• Required task
Find, in the records below, the line that contains "Rebuild this chart" and the line that contains "var chart = echarts.init(document.getElementById('main'));". Copy those two lines and everything between them exactly, but not the pictures.

• Supplied material
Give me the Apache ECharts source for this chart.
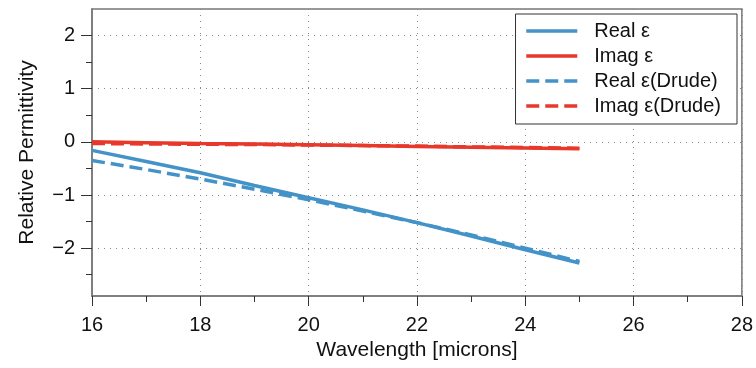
<!DOCTYPE html>
<html>
<head>
<meta charset="utf-8">
<script src="https://cdn.jsdelivr.net/npm/echarts@6/dist/echarts.min.js"></script>
<style>html,body{margin:0;padding:0;background:#fff}#c{width:756px;height:368px}</style>
</head>
<body>
<div id="c"></div>
<script>
var wavelength = [16, 17, 18, 19, 20, 21, 22, 23, 24, 25];
var realEps = [-0.16, -0.37, -0.58, -0.82, -1.05, -1.28, -1.52, -1.77, -2.03, -2.28];
var imagEps = [0.00, -0.015, -0.03, -0.04, -0.055, -0.07, -0.085, -0.10, -0.115, -0.13];
var realDrude = [-0.35, -0.52, -0.70, -0.89, -1.09, -1.30, -1.52, -1.75, -2.00, -2.25];
var imagDrude = [-0.03, -0.04, -0.045, -0.05, -0.06, -0.07, -0.08, -0.095, -0.105, -0.12];
var yMajorTicks = [-2, -1, 0, 1, 2];
var yMinorTicks = [-2.5, -1.5, -0.5, 0.5, 1.5];
var seriesNames = ['Real ε', 'Imag ε', 'Real ε(Drude)', 'Imag ε(Drude)'];

var BLUE = '#4393c8', RED = '#e8382b';
var FONT = 'Liberation Sans';
function pairs(xs, ys) { return xs.map(function (x, i) { return [x, ys[i]]; }); }
function mk(name, ys, color, dashed) {
  return {
    name: name, type: 'line', data: pairs(wavelength, ys), showSymbol: false, symbol: 'none',
    lineStyle: { color: color, width: 3.5, type: dashed ? [13, 6] : 'solid' },
    itemStyle: { color: color }, animation: false, z: dashed ? 3 : 2
  };
}
var chart = echarts.init(document.getElementById('c'), null, { renderer: 'canvas' });
chart.setOption({
  animation: false,
  backgroundColor: '#fff',
  textStyle: { fontFamily: FONT },
  grid: { left: 92, right: 12, top: 9, bottom: 72, show: true, borderColor: '#777', borderWidth: 1.5, backgroundColor: 'transparent' },
  legend: {
    orient: 'vertical', right: 19, top: 14,
    data: seriesNames,
    itemWidth: 51, itemHeight: 14, itemGap: 5,
    padding: [7, 16, 8, 9],
    backgroundColor: '#fff', borderColor: '#333', borderWidth: 1,
    itemStyle: { opacity: 0 },
    lineStyle: { width: 3.5 },
    textStyle: { fontFamily: FONT, fontSize: 20, color: '#111', padding: [0, 0, 0, 12] },
    selectedMode: false
  },
  xAxis: {
    type: 'value', min: 16, max: 28, interval: 2,
    name: 'Wavelength [microns]', nameLocation: 'middle', nameGap: 42,
    nameTextStyle: { fontFamily: FONT, fontSize: 21, color: '#111' },
    axisLine: { show: true, onZero: false, lineStyle: { color: '#777', width: 1.5 } },
    axisTick: { show: true, length: 10, lineStyle: { color: '#333', width: 1 } },
    minorTick: { show: true, splitNumber: 2, length: 6, lineStyle: { color: '#333', width: 1 } },
    axisLabel: { fontFamily: FONT, fontSize: 20, color: '#111', margin: 19 },
    splitLine: { show: true, lineStyle: { color: '#888', width: 1, type: [1, 5] } }
  },
  yAxis: [{
    type: 'value', min: -2.9, max: 2.5,
    name: 'Relative Permittivity', nameLocation: 'middle', nameGap: 54,
    nameTextStyle: { fontFamily: FONT, fontSize: 21, color: '#111' },
    axisLine: { show: true, onZero: false, lineStyle: { color: '#777', width: 1.5 } },
    axisTick: { show: true, length: 11, customValues: yMajorTicks, lineStyle: { color: '#333', width: 1 } },
    axisLabel: { fontFamily: FONT, fontSize: 20, color: '#111', margin: 17, customValues: yMajorTicks,
      formatter: function (v) { return v < 0 ? '\u2212' + Math.abs(v) : String(v); } },
    splitLine: { show: true, lineStyle: { color: '#888', width: 1, type: [1, 5] } }
  }, {
    type: 'value', min: -2.9, max: 2.5, position: 'left',
    axisLine: { show: false },
    axisTick: { show: true, length: 6, customValues: yMinorTicks, lineStyle: { color: '#333', width: 1 } },
    axisLabel: { show: false },
    splitLine: { show: false }
  }],
  series: [
    mk(seriesNames[0], realEps, BLUE, false),
    mk(seriesNames[1], imagEps, RED, false),
    mk(seriesNames[2], realDrude, BLUE, true),
    mk(seriesNames[3], imagDrude, RED, true)
  ]
});
</script>
</body>
</html>
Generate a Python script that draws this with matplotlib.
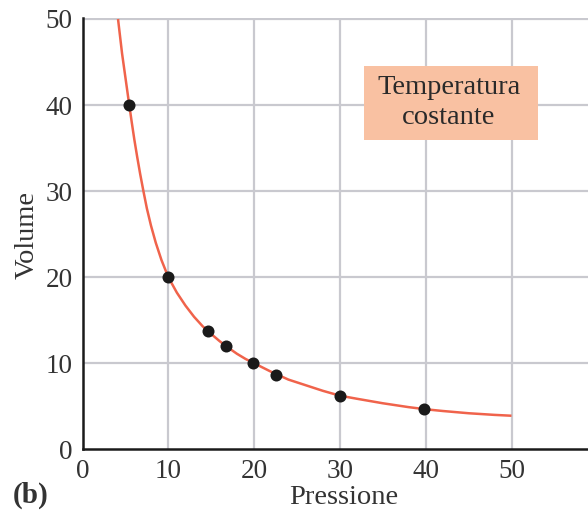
import matplotlib
matplotlib.use("Agg")
import matplotlib.pyplot as plt
from matplotlib.patches import Rectangle

# measured data points (Pressione, Volume)
pressione = [5.45, 10.0, 14.6, 16.7, 19.9, 22.6, 30.0, 39.8]
volume = [40.0, 20.0, 13.75, 12.0, 10.0, 8.64, 6.23, 4.65]

# curve
curve_p = [4.14, 4.375, 4.61, 4.89, 5.17, 5.45, 5.74, 6.04, 6.37, 6.72, 7.10, 7.5, 7.98,
           8.54, 9.2, 10.0, 11.0, 12.0, 13.0, 14.0, 15.0, 16.0, 17.0, 18.0, 19.0, 20.0,
           21.0, 22.0, 24.0, 26.0, 28.0, 30.0, 32.0, 35.0, 38.0, 40.0, 42.0, 45.0, 48.0, 50.0]
curve_v = [50.0, 48.0, 46.0, 44.0, 42.0, 40.0, 38.0, 36.0, 34.0, 32.0, 30.0, 28.0, 26.0,
           24.0, 22.0, 20.0, 18.2, 16.7, 15.4, 14.3, 13.4, 12.55, 11.8, 11.1, 10.5, 10.0,
           9.5, 9.0, 8.1, 7.45, 6.8, 6.23, 5.87, 5.35, 4.9, 4.65, 4.45, 4.19, 4.0, 3.9]

xticks = [0, 10, 20, 30, 40, 50]
yticks = [0, 10, 20, 30, 40, 50]

plt.rcParams['font.family'] = ['Liberation Serif', 'DejaVu Serif']

W, H = 588, 516
fig = plt.figure(figsize=(W / 100, H / 100), dpi=100)
x0, y0px, ytop = 82.5, 449.3, 19.0
ax = fig.add_axes([x0 / W, (H - y0px) / H, (W - x0) / W, (y0px - ytop + 1.5) / H])
ppx = (y0px - ytop) / 50.0
ax.set_xlim(0, (W - x0) / 8.58)
ax.set_ylim(0, 50 + 1.5 / ppx)

grid_c = '#c9c9cf'
for xv in xticks[1:]:
    ax.plot([xv, xv], [0, 50], color=grid_c, lw=1.6, zorder=1)
for yv in yticks[1:]:
    ax.axhline(yv, color=grid_c, lw=1.6, zorder=1)

ax.plot(curve_p, curve_v, color='#f0634b', lw=1.8, zorder=2, solid_capstyle='butt')
ax.scatter(pressione, volume, s=75, color='#1a1a1a', zorder=3, linewidths=0)

for s in ['top', 'right']:
    ax.spines[s].set_visible(False)
for s in ['left', 'bottom']:
    ax.spines[s].set_linewidth(1.8)
    ax.spines[s].set_color('#1a1a1a')

ax.set_xticks(xticks)
ax.set_yticks(yticks)
ax.tick_params(length=0, labelsize=19.5, colors='#333333')
ax.tick_params(axis='x', pad=7)
ax.tick_params(axis='y', pad=7)

fig.text(344 / W, 1 - 498 / H, 'Pressione', ha='center', va='center', fontsize=20.5, color='#333333')
fig.text(27 / W, 1 - 235 / H, 'Volume', ha='center', va='center', rotation=90, fontsize=20.5, color='#333333')
fig.text(13 / W, 1 - 495 / H, '(b)', ha='left', va='center', fontsize=21, fontweight='bold', color='#333333')

fig.patches.append(Rectangle((364 / W, 1 - 140 / H), (538 - 364) / W, (140 - 66) / H,
                             transform=fig.transFigure, facecolor='#f9c1a2', edgecolor='none', zorder=5))
fig.text(449 / W, 1 - 88 / H, 'Temperatura', ha='center', va='center', fontsize=20.5, color='#2a2a2a', zorder=6)
fig.text(449 / W, 1 - 117 / H, 'costante', ha='center', va='center', fontsize=20.5, color='#2a2a2a', zorder=6)

fig.savefig('out.png', dpi=100)
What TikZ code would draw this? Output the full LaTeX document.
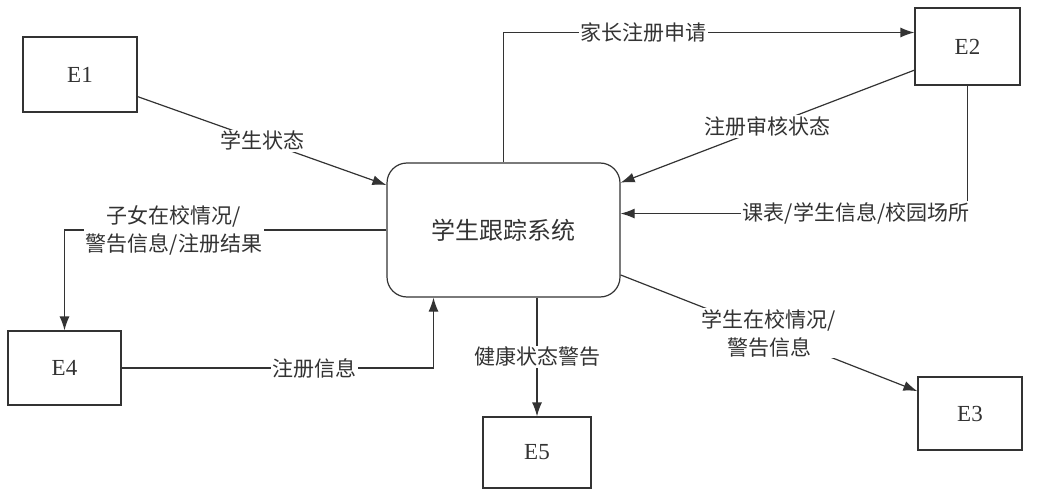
\documentclass[tikz,border=0pt]{standalone}
\usepackage{fontspec}
\setmainfont{Liberation Serif}
\newfontfamily\cjk{Noto Sans CJK SC}
\usetikzlibrary{positioning}
\usetikzlibrary{arrows.meta}

\definecolor{ink}{HTML}{333333}
\tikzset{
  ent/.style={draw=ink, line width=1.2pt, inner sep=0pt, text=ink, font=\fontsize{23}{25}\selectfont},
  proc/.style={draw=ink, line width=1.2pt, rounded corners=20pt, minimum width=233pt, minimum height=134pt, text=ink, font=\cjk\fontsize{24}{26}\selectfont},
  flow/.style={draw=ink, line width=1.2pt, -{Latex[length=14pt,width=10pt]}},
  lbl/.style={fill=white, text=ink, inner sep=1.5pt, align=center, font=\cjk\fontsize{21}{28}\selectfont},
}

\begin{document}
\begin{tikzpicture}[x=1pt, y=-1pt, on grid]
		\useasboundingbox (0,0) rectangle (1040,492);
		
		\node[proc] (sys) at (503.5,230) {学生跟踪系统};
		
		\node[ent, minimum width=114pt, minimum height=75pt, above left = 155.5pt and 423.5pt of sys] (E1) {E1};
		\node[ent, minimum width=105pt, minimum height=77pt, above right = 183.5pt and 464pt of sys] (E2) {E2};
		\node[ent, minimum width=104pt, minimum height=73pt, below right = 183.5pt and 466.5pt of sys] (E3) {E3};
		\node[ent, minimum width=113pt, minimum height=74pt, below left = 138pt and 439pt of sys] (E4) {E4};
		\node[ent, minimum width=108pt, minimum height=71pt, below right = 222.5pt and 33.5pt of sys] (E5) {E5};
		
		\draw[flow] (E1.-21) -- node[lbl] {学生状态} (sys.159);
		\draw[flow] (sys.north) |- node[lbl, pos=.67] {家长注册申请} ([yshift=14pt]E2.west);
		\draw[flow] (E2.204) -- node[lbl] {注册审核状态} (sys.22);
		\draw[flow] (E2.south) |- node[lbl, pos=.5, anchor=east, xshift=4pt] {课表/学生信息/校园场所} (sys.8);
		\draw[flow] (sys.west) -| node[lbl, pos=.33] {子女在校情况/\\警告信息/注册结果} (E4.north);
		\draw[flow] (E4.east) -| node[lbl, pos=.31] {注册信息} ([xshift=-70pt]sys.south);
		\draw[flow] (E5.north |- sys.south) -- node[lbl] {健康状态警告} (E5.north);
		\draw[flow] (sys.-21) -- node[lbl] {学生在校情况/\\警告信息} (E3.157);
	\end{tikzpicture}
\end{document}
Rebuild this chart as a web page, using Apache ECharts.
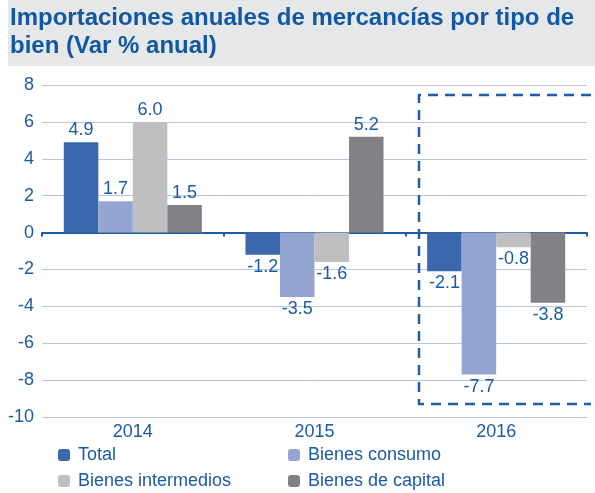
<!DOCTYPE html>
<html>
<head>
<meta charset="utf-8">
<script src="https://cdn.jsdelivr.net/npm/echarts@6/dist/echarts.min.js"></script>
<style>
  html, body { margin: 0; padding: 0; background: #fff; }
  #main { width: 595px; height: 493px; }
</style>
</head>
<body>
<div id="main"></div>
<script>
// datos
var years = ['2014', '2015', '2016'];
var total = [4.9, -1.2, -2.1];
var consumo = [1.7, -3.5, -7.7];
var intermedios = [6.0, -1.6, -0.8];
var capital = [1.5, 5.2, -3.8];

var azul = '#1a5ba3';
var fuente = '"Liberation Sans", Arial, sans-serif';
var tam = 18;

var chart = echarts.init(document.getElementById('main'));

function serie(nombre, datos, color) {
    return {
        name: nombre,
        type: 'bar',
        xAxisIndex: 0,
        barGap: '0%',
        barCategoryGap: '24%',
        itemStyle: { color: color },
        label: {
            show: true,
            color: azul,
            fontSize: tam,
            fontFamily: fuente,
            distance: 3,
            formatter: function (p) { return Number(p.value).toFixed(1); }
        },
        // etiquetas negativas debajo de la barra
        data: datos.map(function (v) {
            return { value: v, label: { position: v < 0 ? 'bottom' : 'top' } };
        })
    };
}

function leyenda(nombre, x, y) {
    return {
        data: [nombre],
        left: x, top: y,
        itemWidth: 12, itemHeight: 12, itemGap: 0,
        textStyle: { color: azul, fontSize: tam, fontFamily: fuente, padding: [0, 0, 0, 3] }
    };
}

var option = {
    backgroundColor: '#fff',
    textStyle: { fontFamily: fuente },
    graphic: [
        {
            type: 'rect',
            shape: { x: 8, y: 0, width: 587, height: 66 },
            style: { fill: '#e6e7e8' },
            z: -1
        },
        {
            type: 'text',
            left: 10, top: 4,
            style: {
                text: 'Importaciones anuales de mercancías por tipo de\nbien (Var % anual)',
                font: 'bold 24px "Liberation Sans", Arial, sans-serif',
                fill: '#1158a2',
                lineHeight: 28
            }
        },
        {
            type: 'polyline',
            shape: { points: [[591, 95], [419, 95], [419, 404], [591, 404]] },
            style: { stroke: '#1f5ea6', lineWidth: 2.5, lineDash: [10, 7], fill: null },
            z: 10
        }
    ],
    legend: [
        leyenda('Total', 53, 441),
        leyenda('Bienes consumo', 283, 441),
        leyenda('Bienes intermedios', 53, 467),
        leyenda('Bienes de capital', 283, 467)
    ],
    grid: { left: 42, right: 8, top: 85, bottom: 76 },
    xAxis: [
        {
            type: 'category',
            data: years,
            position: 'bottom',
            axisLine: { show: false, onZero: false },
            axisTick: { show: false },
            axisLabel: { color: azul, fontSize: tam, fontFamily: fuente, margin: 6 }
        },
        {
            type: 'category',
            data: years,
            position: 'bottom',
            axisLine: { show: true, onZero: true, lineStyle: { color: '#1f5ea6', width: 2 } },
            axisTick: { show: true, inside: false, length: 4, lineStyle: { color: '#1f5ea6', width: 2 } },
            axisLabel: { show: false }
        }
    ],
    yAxis: {
        type: 'value',
        min: -10,
        max: 8,
        interval: 2,
        axisLine: { show: false },
        axisTick: { show: false },
        axisLabel: { color: azul, fontSize: tam, fontFamily: fuente, margin: 8 },
        splitLine: { lineStyle: { color: '#b8c5e2', width: 1 } }
    },
    series: [
        serie('Total', total, '#3a67ad'),
        serie('Bienes consumo', consumo, '#95a5d1'),
        serie('Bienes intermedios', intermedios, '#bebfc1'),
        serie('Bienes de capital', capital, '#808285')
    ]
};

chart.setOption(option);
</script>
</body>
</html>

• Written solution
Rebuild this chart as a web page, using Apache ECharts.
<!DOCTYPE html>
<html>
<head>
<meta charset="utf-8">
<script src="https://cdn.jsdelivr.net/npm/echarts@6/dist/echarts.min.js"></script>
<style>
  html, body { margin: 0; padding: 0; background: #fff; }
  #main { width: 595px; height: 493px; }
</style>
</head>
<body>
<div id="main"></div>
<script>
// datos
var years = ['2014', '2015', '2016'];
var total = [4.9, -1.2, -2.1];
var consumo = [1.7, -3.5, -7.7];
var intermedios = [6.0, -1.6, -0.8];
var capital = [1.5, 5.2, -3.8];

var azul = '#1a5ba3';
var fuente = '"Liberation Sans", Arial, sans-serif';
var tam = 18;

var chart = echarts.init(document.getElementById('main'));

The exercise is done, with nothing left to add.